Music was crucial too, with Allison telling me that it had always been something that brought her and Stefan together. "My family is deeply musical. So it mattered very much," she says. The ceremony music was classical renditions of Taylor Swift: ‘Invisible String’ for the bridal party, ‘Love Story’ for Allison's walk down the larkspur aisle, ‘Lover’ for the first dance. "Famously, Stef loved Taylor Swift long before I did," she says, with a laugh.

The speeches moved through Stefan's mother and his best friend, then Allison's father, her sister, and finally Stefan himself, who spoke about leaving Scotland as a young man, and what it meant to have both halves of his life in the same room at last. "There wasn’t a dry eye in the house," Allison tells me. "It was one of those rare moments where you can feel everyone’s hearts aligned at once." She pauses. "There's a line one of my best friends always says, 'To be seen is to be loved.' And in that moment, we felt so deeply seen."

Then something unplanned.

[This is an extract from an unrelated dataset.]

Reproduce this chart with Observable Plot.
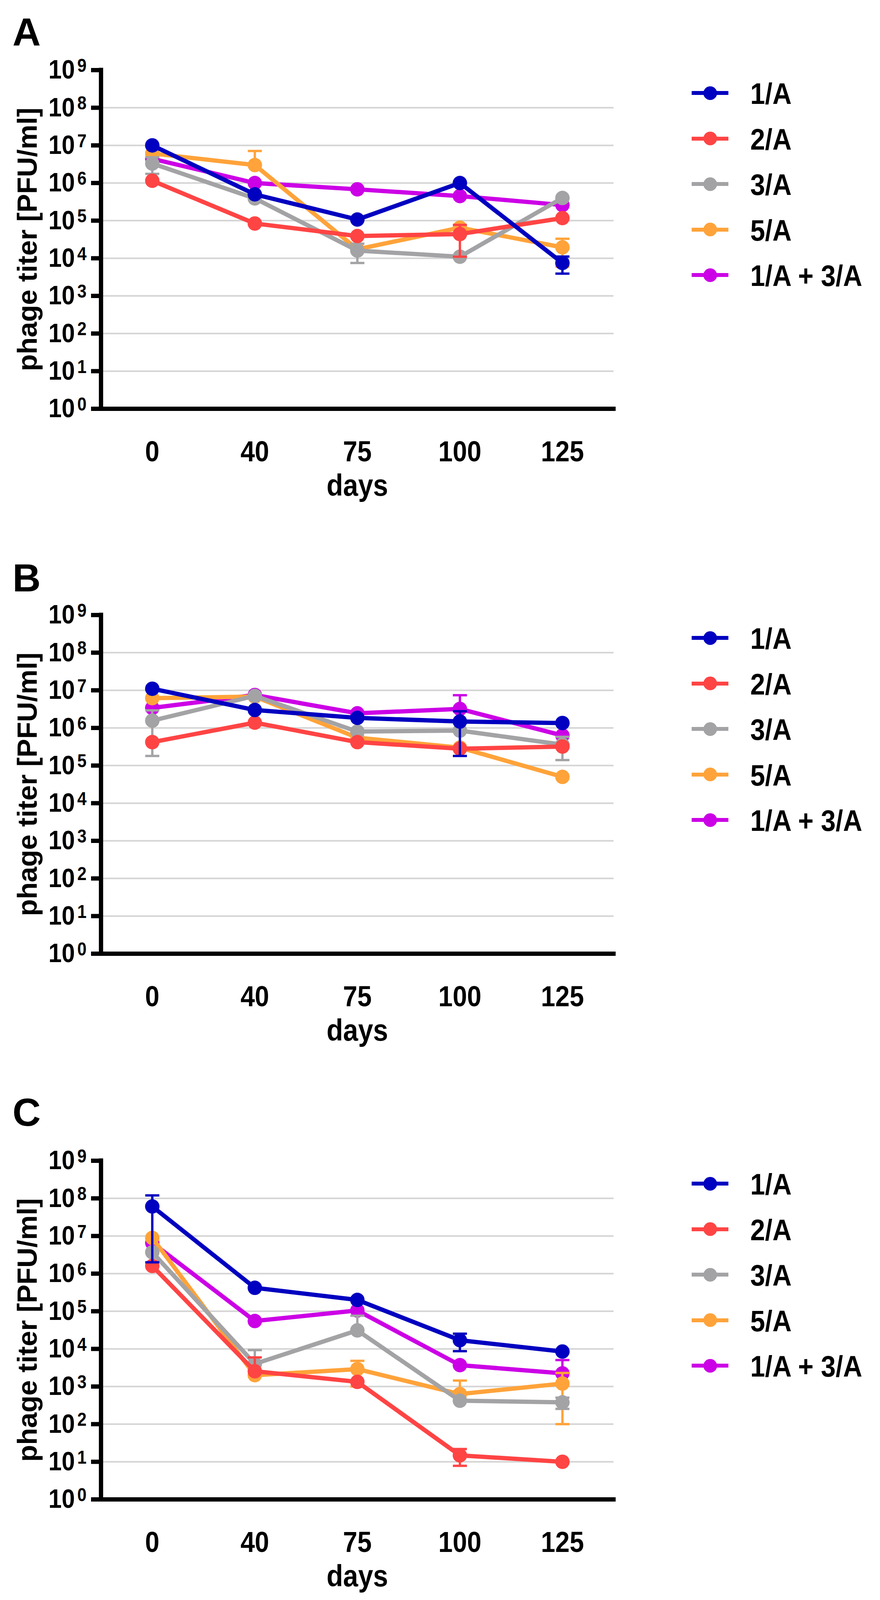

The jazz trio was playing when Allison and Stefan were pulled aside to discover that the former's father and latter's aunt had taken the stage together — two people who had only just met, both naturally musical, performing 'Summertime' in the candlelit great hall. "Everyone was smiling and dancing along," Allison says. "It was one of those moments you can't script, you just receive."

As for what makes their relationship work, what has always made it work, Allison doesn't hesitate. "Nothing seems impossible if you can laugh through it. We don't take ourselves too seriously. We find something to smile about, even when things feel heavy." Stefan pauses before adding, "she is a pure soul, like a star with its own gravity, pulling me closer to positivity. And that makes me want to be the best version of myself to match."

Two families from opposite ends of the world, folded into one room in a Scottish castle. Exactly, it turns out, as it was always meant to be.